# The size of the set of matrices with spectral radius less than 1

Consider the set of all matrices with spectral radius $<1$, denoted $\mathcal C=\{A\in \mathbb{C}^{n\times n}:\rho(A)<1\}$. This is an interesting set, partly because $A\in \mathcal C\iff \lim\limits_{k\to\infty} A^k= 0$. It seems difficult to describe the geometry of $\mathcal C$, but let's ask about its size in terms of the Lebesgue measure $\mu$ on $\mathbb{C}^{n\times n}$.

Question: What is the asymptotic behavior of $\mu(\mathcal C\cap \{A:\|A\|\le r\})$ as $r\to\infty$? (That is, is it some power of $r$, or $\log r$, etc?)

### Remarks

1. It does not matter what matrix norm is used here, since they are all equivalent.
2. Let's exclude the trivial case $n=1$.
3. $\mu(\mathcal C)=\infty$, which can be shown as follows. Let $\epsilon>0$ be such that any $n\times n$ matrix with all entries satisfying $|a_{ij}|<\epsilon$ has spectral radius less than $1$. Denote by $\mathcal E$ the set of matrices with all entries between $\epsilon/2$ and $\epsilon$ in absolute value. Let $D$ be the diagonal matrix with diagonal entries $(2,1,\dots,1)$. Then the sets $D^k\mathcal E D^{-k}$, $k\in\mathbb Z$, are disjoint, have the same (positive) Lebesgue measure, and are contained in $\mathcal C$. The claim follows.
4. The argument in item 3 shows that $\mu(\mathcal C\cap \{A:\|A\|\le r\}) \gtrsim \log r$.
• I don't quite understand your argumentation in 3. Say, $n=2$ and you have a matrix $E\in\mathcal E$, then$$DED^{-1} = \begin{pmatrix}e_{11} & 2e_{12}\\\frac 1 2e_{11} & e_{22}\end{pmatrix}.$$If, e.g., $|e_{12}| = \frac 2 3\varepsilon$, then you might run out of $\mathcal C$. Or do I miss something? Mar 16 '17 at 0:00
• Similar matrices have the same spectral radius (since they have the same spectrum).
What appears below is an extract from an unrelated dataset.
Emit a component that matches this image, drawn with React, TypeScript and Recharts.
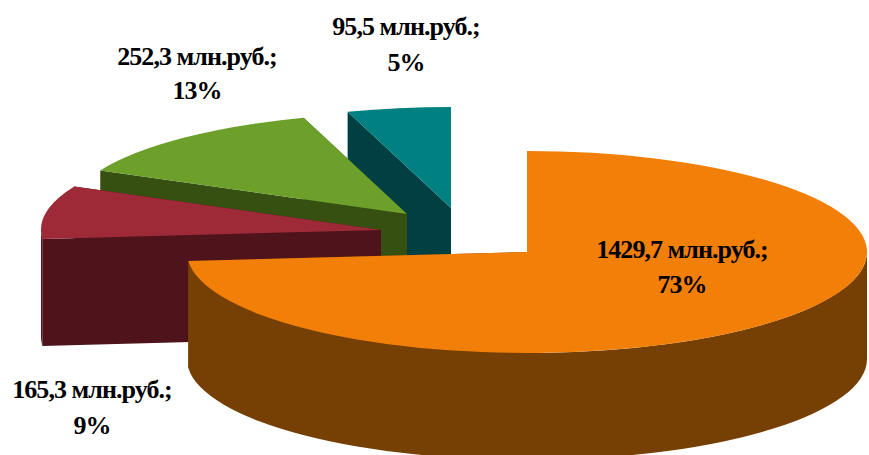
import { PieChart, Pie } from 'recharts'

// drawn back to front, so the list runs teal -> orange and the pie goes round anticlockwise
const amounts = [95.5, 252.3, 165.3, 1429.7]
const amountLabels = ['95,5', '252,3', '165,3', '1429,7']
const shares = ['5%', '13%', '9%', '73%']

const topColors = ['#008080', '#6ca02a', '#9e2a37', '#f17f08']
const sideColors = ['#004042', '#365012', '#4f141b', '#763f03']

const tableData = amounts.map((value, i) => ({ name: amountLabels[i], value, fill: topColors[i] }))

const CX = 527
const CY = 252
const RX = 340
const RY = 101
const DEPTH = 107

// how far each slice has been pulled out of the pie
const explode = [
  [-76, -44],
  [-120, -38],
  [-146, -22],
  [0, 0],
]
const labelPos = [
  [406, 26, 62],
  [197, 56, 90],
  [92, 389, 425],
  [682, 249, 284],
]

const rad = (a: number) => (a * Math.PI) / 180

function Slice3D(props: any) {
  const { startAngle, endAngle, index } = props
  const i = index ?? amounts.indexOf(props.value)
  const [dx, dy] = explode[i]
  const x0 = CX + dx
  const y0 = CY + dy
  const px = (a: number) => x0 + RX * Math.cos(rad(a))
  const py = (a: number) => y0 - RY * Math.sin(rad(a))
  const large = endAngle - startAngle > 180 ? 1 : 0

  const cutFace = (a: number) =>
    `M${x0},${y0} L${px(a)},${py(a)} L${px(a)},${py(a) + DEPTH} L${x0},${y0 + DEPTH} Z`

  // outer wall only shows on the lower half of the ellipse
  const wallFrom = Math.max(startAngle, 180)
  const wallTo = Math.min(endAngle, 360)
  const wall =
    wallTo > wallFrom
      ? `M${px(wallFrom)},${py(wallFrom)} A${RX},${RY} 0 0 0 ${px(wallTo)},${py(wallTo)} ` +
        `L${px(wallTo)},${py(wallTo) + DEPTH} A${RX},${RY} 0 0 1 ${px(wallFrom)},${py(wallFrom) + DEPTH} Z`
      : null

  const top = `M${x0},${y0} L${px(startAngle)},${py(startAngle)} A${RX},${RY} 0 ${large} 0 ${px(endAngle)},${py(endAngle)} Z`

  return (
    <g>
      <path d={cutFace(startAngle)} fill={sideColors[i]} />
      <path d={cutFace(endAngle)} fill={sideColors[i]} />
      {wall && <path d={wall} fill={sideColors[i]} />}
      <path d={top} fill={topColors[i]} />
    </g>
  )
}

function SliceLabel({ index }: any) {
  const [x, y1, y2] = labelPos[index]
  const style = { fontFamily: '"Liberation Serif", serif', fontWeight: 700, fontSize: 26, letterSpacing: -0.95 }
  return (
    <g>
      <text x={x} y={y1} textAnchor="middle" dominantBaseline="central" fill="#000" style={style}>
        {amountLabels[index]} млн.руб.;
      </text>
      <text x={x} y={y2} textAnchor="middle" dominantBaseline="central" fill="#000" style={style}>
        {shares[index]}
      </text>
    </g>
  )
}

export default function App() {
  return (
    <div style={{ position: 'absolute', left: 0, top: 0, width: 869, height: 455, overflow: 'hidden', background: '#fff' }}>
      <PieChart width={869} height={455} margin={{ top: 0, right: 0, bottom: 0, left: 0 }}>
        <Pie
          data={tableData}
          dataKey="value"
          nameKey="name"
          cx={CX}
          cy={CY}
          innerRadius={0}
          outerRadius={RX}
          startAngle={90}
          endAngle={450}
          stroke="none"
          shape={Slice3D}
          label={SliceLabel}
          labelLine={false}
          isAnimationActive={false}
        />
      </PieChart>
    </div>
  )
}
So, conjugation by $D$ preserves the set $\mathcal C$. It does move $\mathcal E$ to a set disjoint from $\mathcal E$, which is the goal: creating a sequence of disjoint sets within $\mathcal C$.
– user357151
Mar 16 '17 at 0:16
• Thanks! That was what I missed. Mar 16 '17 at 0:19

For a (maybe not very good) upper bound, note that $\rho(A) \ge |\text{trace}(A)|/n$. If we use the Frobenius norm, with $A$ chosen uniformly from the ball $B_R$ of radius $R$, $\text{trace}(A)$ is the dot product of the vectorized $A$ with a vector of norm $\sqrt{n}$, so with $V_{m}(r) = \pi^{m/2} r^{m}/\Gamma(1+m/2)$ the $m$-dimensional volume of an $r$-ball in $\mathbb R^m$,
\eqalign{\mu(B_R \cap \{\rho(A) \le 1\}) \le \mu(B_R \cap \{|\text{trace}(A)| \le n\}) &= \int_{-\sqrt{n}}^{\sqrt{n}} dt\; V_{n^2-1}(\sqrt{R^2 - t^2})\cr &\sim c(n) R^{n^2-1} } where $c(n)$ is a positive constant depending on $n$.
• $\rho(A) < 1$ also implies $|\det(A)| < 1$. Can you do a similar thing with this? At least for $n=2$? Mar 16 '17 at 0:25
• In the setting of complex matrices (as the question is posed) this estimate becomes $O(R^{2n^2-2})$. A shorter way to describe it: placing a bound on a linear form, such as the trace, leaves us with the product of a bounded set with a subspace of codimension 1, hence the result.